Barriers from the Investors' Perspective
Next, the groups were asked about the barriers deterring investors from participating in Internet securities offerings. All consensus ideas related to trust and confidentiality: whether the Internet was truly secure, and how well it is regulated. The absence of independent verification was a major issue, and members of both groups questioned the efficiency of a DPO. From the dissemination of information to the pricing of the issue, many participants believed this method to be inferior to traditional capital financing methods. Others stated that raising capital through a DPO could hurt a firm’s credibility.
Other perceived shortcomings included broker reluctance and monopolies of issuance. Without a commission, brokers will likely be reluctant to support the DPO transaction, a potentially damaging situation, since most investors use a broker to purchase securities.
Monopolies of issuance occur when some companies can perform the transaction better than others, meaning price will reflect ability to execute, rather than value.

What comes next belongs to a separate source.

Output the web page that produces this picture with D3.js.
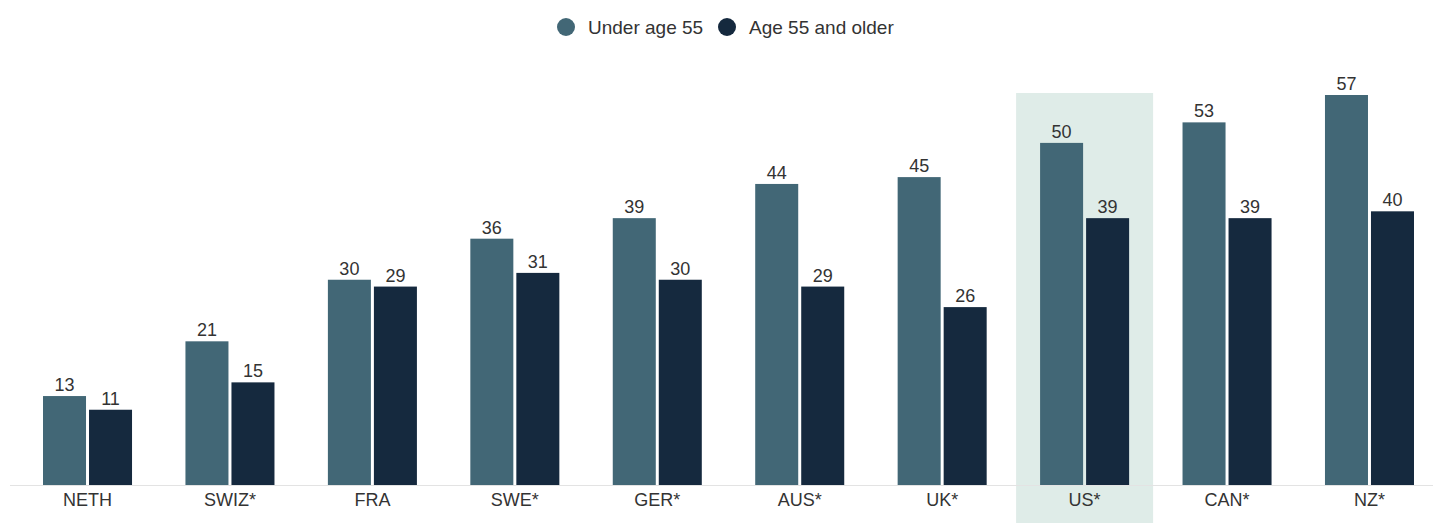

Possible Efficiencies and Inefficiencies from DPOs
The participants were then asked to identify potential efficiencies in using the Internet to complete securities offerings. Both groups felt investors would have better or equal access to information, as well as better access to deals in terms of share allocation. This, to some, meant that investment bank “spinning”—the practice of allocating shares for improper reasons—would be reduced. From an issuer perspective, the obvious cost-benefit of eliminating the underwriter was most commonly cited. Also, the groups felt that issuers would have access to a broader global investor base by utilizing the Internet. Finally, issuers would have better access to capital because they avoid the underwriter “pipeline,” which would enable them to get to the market faster. The think-tank believed issuers could target investors who know and trust the company and reach them more quickly and efficiently. From a capital markets perspective, opinions on the efficiencies gained through DPOs focused on lowering the cost of issuance. These ideas included mitigating effects of biased investment bank research in secondary market trading, and the idea of DPOs as price competition for
traditionally inflexible underwriting fees.
Different inefficiencies were also identified by the groups. The think-tank group believed a viable DPO market would bring chaos to the traditional broker network mechanism. They also discussed the fragmented markets in Canada, and the fact that a DPO would probably be harder to bring to market because of heterogeneous legislation across Canada. The self-selection in capital markets, which weeds out bad issuers through underwriters selecting clients, was purported to be threatened by DPO markets.
The issuer/underwriter group focused on the transaction itself, concerning themselves with valuation, and who performs it. Also, free-riding could occur where small investors used the valuations of institutional investors; worse, investors could attempt to call the issuer’s suppliers or partners for information.
Replacing the Verification Process
We asked participants what could be done to replace the verification function of the underwriter. The most popular idea was standardized issuance: a central body, quality-based requirements, and mandatory regulator approval of prospectuses and Web sites were mentioned as possible ways to achieve this. Again, a central marketplace or exchange was proposed to allow comparison between different issues, as was shifting the onus of verification to other parties in the issuer/underwriter group. One participant said investors should do their own research, with issuers using technology, such as hyperlinks within a
prospectus, to direct investors to other verifying information. Some suggested that the onus should shift to auditors and lawyers; others suggested a third party should be responsible for verification. Suggested entities capable of filling this third-party role included trade organizations, a ratings agency, or equity/credit analysts.
Potential regulatory actions were then explored. The participants were unanimous in agreeing that regulation should be streamlined and uniform, and regulatory reform
should accelerate the DPO-issuing timeline and be more cost-effective than registering normal securities. They also felt that a national regulator would further streamline the process. Both groups felt that legislation should be customized to accommodate
small cap companies, should be based on principles (such as minimum financial standards) rather than rules, and should feature tough enforcement with severe penalties for transgressions.
Conventional wisdom suggests that DPOs are not cost-effective because of information asymmetries and verification costs borne by investors. However, if firms adopt mechanisms that signal their credibility to the market, they may be able to overcome the verification
problem. Furthermore, under certain circumstances, the information gap is narrower and opportunities for improving market efficiency exist. These opportunities may include offerings which are conducted by seasoned companies, offerings of debt securities—especially
rated debt—and offerings in which the investors are institutions. In all of these instances, information asymmetries in a DPO are reduced and the transaction may be more cost-effective as a result.